Baru-baru ini, Pemerintah Kota Makassar memperkenalkan Logo I LOVE MC (Makassar City) sebagai ikon untuk mempromosikan kota Makassar (City Branding). Logo ini pun beredar ke media sosial dan mendapat reaksi dari beberapa netizen Kota Makassar. Logo ini dianggap meniru logo I LOVE NEW YORK yang sudah menjadi fenomena dan trademark kota tersebut. I LOVE NEW YORK, sebuah konsep yang mulai diperkenalkan pada tahun 1977 untuk mempromosikan New York ke dunia.

Menurut Humas Pemerintah Kota Makassar, mereka sengaja menggunakan konsep yang sama dengan New York agar juga bisa ikut mendunia. Mendunia? Dengan peniruan tersebut, Pemerintah Kota Makassar tidak memikirkan bahwa kota ini sepertinya akan mendunia sebagai peniru New York. Kota Makassar tidak memiliki ciri khasnya sendiri untuk mendunia sampai harus meniru kota lain.

Belum lagi Tagline “Sombere’ & Smart City”, sebuah tagline yang menggunakan 2 bahasa (bahasa daerah dan bahasa Inggris) yang berarti Ramah dan Kota Cerdas. Dengan menggunakan logo yang ternyata konsep kota lain, apakah ini bisa dikatakan smart?

Publik pun protes. Melalui akun-akun media sosial khususnya twitter, anak-anak Makassar pun bergerak. Kemudian muncul wacana untuk menggelar Sayembara Desain City Branding Makassar, bukan sebagai tandingan logo milik Pemkot, melainkan untuk membuktikan bahwa anak Makassar banyak yang memiliki kreatifitas dan bisa membuat konsep yang lebih menarik daripada harus meniru kota lain. Sayembara yang hadiahnya juga hasil saweran sumbangan hadiah itu berhasil mengumpulkan uang tunai sekitar 20 jutaan dan berbagai produk. Tentang sayembara itu bisa dibaca di sini

Ternyata belum cukup sampai di situ, menjelang Hari Ulang Tahun Kota Makassar pada tanggal 9 November 2014, muncul beberapa media publikasi yang memuat Logo HUT Makassar. Seorang teman yang juga karyawan Perumnas (salah satu BUMN) menyadari ada yang aneh dengan logo HUT Makassar. Dia pun akhirnya memotret logo HUT Makassar kemudian membandingkannya dengan Logo HUT Perumnas yang digelar bulan Juli tahun ini. Sadar akan adanya kemiripan dari kedua logo tersebut, dia kemudian menyebarkan gambarnya ke media sosial. Hal ini juga langsung mendapat respon yang cukup besar dari publik. Angka 4 dan 0 di Logo HUT Makassar berbentuk sama dengan Logo HOT Perumnas ke-40. Lagi-lagi Pemkot melakukan peniruan logo?

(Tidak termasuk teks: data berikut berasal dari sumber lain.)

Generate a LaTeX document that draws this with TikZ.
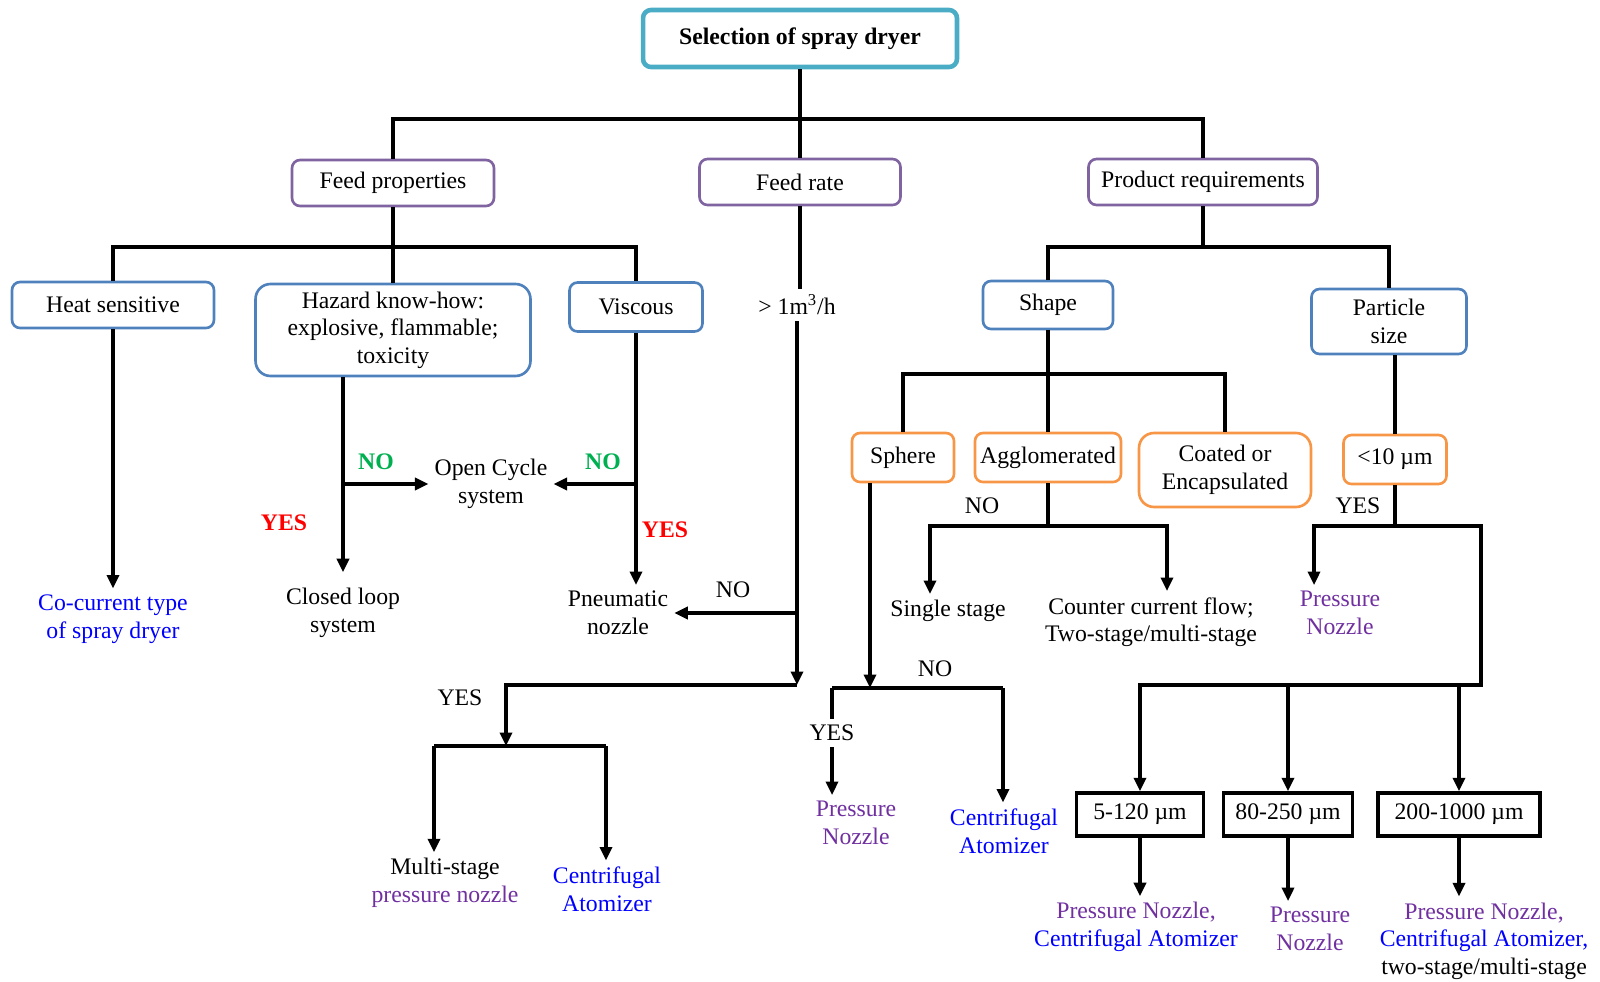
\documentclass[tikz,border=0pt]{standalone}
\usepackage{fontspec}
\setmainfont{Liberation Serif}
\usepackage{tikz}
\usetikzlibrary{arrows.meta,positioning}
\definecolor{rootc}{HTML}{4BACC6}
\definecolor{catc}{HTML}{8064A2}
\definecolor{propc}{HTML}{4F81BD}
\definecolor{optc}{HTML}{F79646}
\definecolor{btext}{HTML}{0000FF}
\definecolor{ptext}{HTML}{7030A0}
\definecolor{gtext}{HTML}{00B050}

\begin{document}
\begin{tikzpicture}[x=0.02cm,y=-0.02cm,font=\fontsize{13.5}{15.7}\selectfont,
  box/.style={draw,rounded corners=0.16cm,line width=1.5pt,align=center,inner sep=0pt},
  rootbox/.style={box,draw=rootc,line width=2.6pt,font=\fontsize{13.5}{15.7}\selectfont\bfseries},
  catbox/.style={box,draw=catc},
  propbox/.style={box,draw=propc},
  optbox/.style={box,draw=optc},
  sizebox/.style={draw,line width=2pt,inner sep=0pt},
  txt/.style={align=center},
  line/.style={line width=1.9pt},
  arr/.style={line,-{Triangle[length=0.27cm,width=0.24cm]}},
  yeslbl/.style={text=red,font=\fontsize{13.5}{15.7}\selectfont\bfseries},
  nolbl/.style={text=gtext,font=\fontsize{13.5}{15.7}\selectfont\bfseries}]
  \useasboundingbox (0,0) rectangle (1600,981);
  \node[rootbox,minimum width=6.28cm,minimum height=1.14cm] (root) at (800,38.5) {Selection of spray dryer};
  \node[catbox,minimum width=4.04cm,minimum height=0.92cm] (fp) at (393,183) {Feed properties};
  \node[catbox,minimum width=4.02cm,minimum height=0.92cm] (fr) at (800,182) {Feed rate};
  \node[catbox,minimum width=4.58cm,minimum height=0.92cm] (pr) at (1203,182) {Product requirements};
  \node[propbox,minimum width=4.04cm,minimum height=0.92cm] (hs) at (113,305) {Heat sensitive};
  \node[propbox,rounded corners=0.3cm,minimum width=5.5cm,minimum height=1.84cm] (hz) at (393,330) {Hazard know-how:\\explosive, flammable;\\toxicity};
  \node[propbox,minimum width=2.66cm,minimum height=0.98cm] (vs) at (636,307) {Viscous};
  \node[propbox,minimum width=2.6cm,minimum height=0.96cm] (sh) at (1048,305) {Shape};
  \node[propbox,minimum width=3.1cm,minimum height=1.3cm] (ps) at (1389,321.5) {Particle\\size};
  \node[optbox,minimum width=2.04cm,minimum height=0.98cm] (sp) at (903,457.5) {Sphere};
  \node[optbox,minimum width=2.92cm,minimum height=0.98cm] (ag) at (1048,457.5) {Agglomerated};
  \node[optbox,rounded corners=0.3cm,minimum width=3.44cm,minimum height=1.48cm] (ce) at (1225,470) {Coated or\\Encapsulated};
  \node[optbox,minimum width=2.06cm,minimum height=0.98cm] (lt) at (1395,459.5) {<10 µm};
  \node[sizebox,minimum width=2.54cm,minimum height=0.86cm] (s1) at (1140,814.5) {5-120 µm};
  \node[sizebox,minimum width=2.58cm,minimum height=0.86cm] (s2) at (1288,814.5) {80-250 µm};
  \node[sizebox,minimum width=3.24cm,minimum height=0.86cm] (s3) at (1459,814.5) {200-1000 µm};
  \node[txt,text=btext] (cc) at (113,619) {Co-current type\\of spray dryer};
  \node[txt] (cl) at (343,613) {Closed loop\\system};
  \node[txt] (oc) at (491,484) {Open Cycle\\system};
  \node[txt] (pn) at (618,613) {Pneumatic\\nozzle};
  \node[txt] (rt) at (797,305) {> 1m\textsuperscript{3}/h};
  \node[txt] (mp) at (445,883) {Multi-stage\\\textcolor{ptext}{pressure nozzle}};
  \node[txt,text=btext] (ca1) at (607,889) {Centrifugal\\Atomizer};
  \node[txt] (ss) at (948,611) {Single stage};
  \node[txt] (cf) at (1151,622) {Counter current flow;\\Two-stage/multi-stage};
  \node[txt,text=ptext] (pn2) at (856,823) {Pressure\\Nozzle};
  \node[txt,text=btext] (ca2) at (1004,831) {Centrifugal\\Atomizer};
  \node[txt,text=ptext] (pn3) at (1340,613) {Pressure\\Nozzle};
  \node[txt] (t1) at (1136,927) {\textcolor{ptext}{Pressure Nozzle,}\\\textcolor{btext}{Centrifugal Atomizer}};
  \node[txt,text=ptext] (t2) at (1310,929) {Pressure\\Nozzle};
  \node[txt] (t3) at (1484,941) {\textcolor{ptext}{Pressure Nozzle,}\\\textcolor{btext}{Centrifugal Atomizer,}\\two-stage/multi-stage};
  \node[nolbl] (no1) at (376,462) {NO};
  \node[nolbl] (no2) at (603,462) {NO};
  \node[yeslbl] (yes1) at (284,523) {YES};
  \node[yeslbl] (yes2) at (665,530) {YES};
  \node (no3) at (733,590) {NO};
  \node (yes3) at (460,698) {YES};
  \node (no4) at (982,506) {NO};
  \node (no5) at (935,669) {NO};
  \node (yes4) at (832,733) {YES};
  \node (yes5) at (1358,506) {YES};
  \coordinate (rb) at (800,119);
  \coordinate (fb) at (393,247);
  \coordinate (pb) at (1203,247);
  \coordinate (sb) at (1048,374);
  \coordinate (abl) at (930,526);
  \coordinate (abr) at (1167,526);
  \coordinate (fy) at (797,685);
  \coordinate (mb) at (506,746);
  \coordinate (mbl) at (434,746);
  \coordinate (mbr) at (606,746);
  \coordinate (sy) at (870,688);
  \coordinate (sl) at (832,688);
  \coordinate (sr) at (1003,688);
  \coordinate (lbl) at (1314,526);
  \coordinate (lbr) at (1481,526);
  \coordinate (kb) at (1481,685);
  \draw[line] (root) -- (fr);
  \draw[line] (fp) |- (rb) -| (pr);
  \draw[line] (fp) -- (hz);
  \draw[line] (hs) |- (fb) -| (vs);
  \draw[arr] (hs) -- (cc);
  \draw[arr,shorten >=0.2cm] (hz.south -| cl) -- (cl);
  \draw[arr] (cl |- oc) -- (oc);
  \draw[arr] (vs) -- (vs |- pn.north);
  \draw[arr] (vs |- oc) -- (oc);
  \draw[line] (fr) -- (fr |- rt.north);
  \draw[arr] (rt) -- (fy);
  \draw[arr] (rt |- pn) -- (pn);
  \draw[arr] (fy) -| (mb);
  \draw[line] (mbl) -- (mbr);
  \draw[arr] (mbl) -- (mbl |- mp.north);
  \draw[arr] (mbr) -- (mbr |- ca1.north);
  \draw[line] (pr) -- (pb);
  \draw[line] (sh) |- (pb) -| (ps);
  \draw[line] (sh) -- (ag);
  \draw[line] (sp) |- (sb) -| (ce);
  \draw[line] (ps.south -| lt) -- (lt);
  \draw[arr] (ag) |- (abl) -- (abl |- ss.north);
  \draw[arr] (ag) |- (abr) -- (abr |- cf.north);
  \draw[arr] (sp.south -| sy) -- (sy);
  \draw[line] (sl) -- (sr);
  \draw[line] (sl) -- (yes4);
  \draw[arr] (yes4) -- (sl |- pn2.north);
  \draw[arr] (sr) -- (sr |- ca2.north);
  \draw[arr] (lt) |- (lbl) -- (lbl |- pn3.north);
  \draw[arr] (lt) |- (lbr) -- (kb) -| (s1);
  \draw[arr] (kb -| s2) -- (s2);
  \draw[arr] (kb -| s3) -- (s3);
  \draw[arr] (s1) -- (s1 |- t1.north);
  \draw[arr] (s2) -- (s2 |- t2.north);
  \draw[arr] (s3) -- (s3 |- t3.north);
\end{tikzpicture}
\end{document}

Humas Pemkot pun bersikeras bahwa logo ini tidak meniru. Adapun kesamaan antara Logo HUT Perumnas dan Logo HUT Makassar hanya kebetulan (baca di sini). Ishaq Rachman, seorang netizen dan warga Makassar yang sedang mengambil kuliah di Jepang menimpali pernyataan Humas Makassar tersebut melalui tulisannya “Kebetulan? Kebetulan dari Hong Kong”

Dalam waktu yang nyaris bersamaan, Pemkot Makassar mempublikasikan 2 logo yang dianggap meniru logo yang sudah ada sebelumya. City Branding Makassar meniru konsep I LOVE NEW YORK dan Logo HUT Makassar mirip logo HUT Perumnas.

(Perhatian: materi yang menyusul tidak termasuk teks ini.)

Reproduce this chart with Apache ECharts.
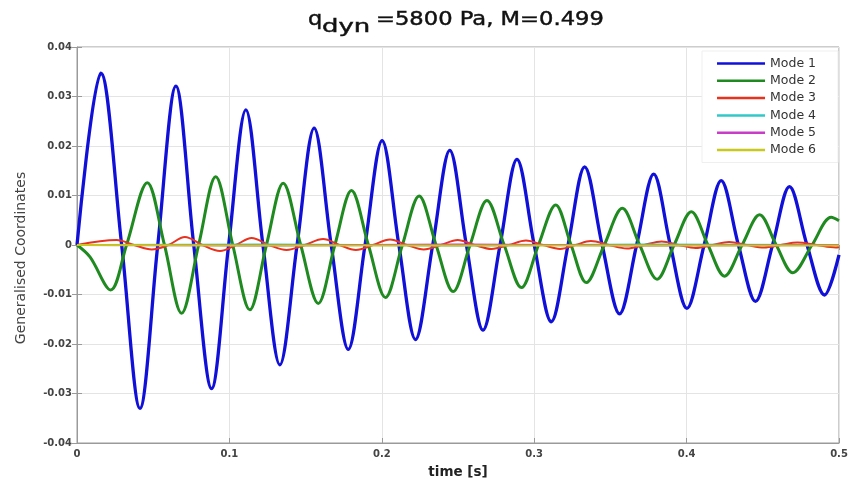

Pekalongan telah memilih batik sebagai branding mereka dan menerjemahkannya ke sebuah logo sehingga ketika kita berbicara tentang Pekalongan, kita langsung mengasosiasikannya dengan batik. Ketika kita melihat branding kota Makassar, sepertinya logo tersebut dibuat tanpa ciri khas. Belum lagi logo HUT Makassar. Sepertinya sebuah logo dianggap sepele. Padahal dari logo, kita bisa melihat terwakilinya sebuah identitas kota dalam bentuk grafis.

Makassar meniru identitas kota New York. Apakah memang Makassar punya identitas atau justru Makassar sudah kehilangan identitas?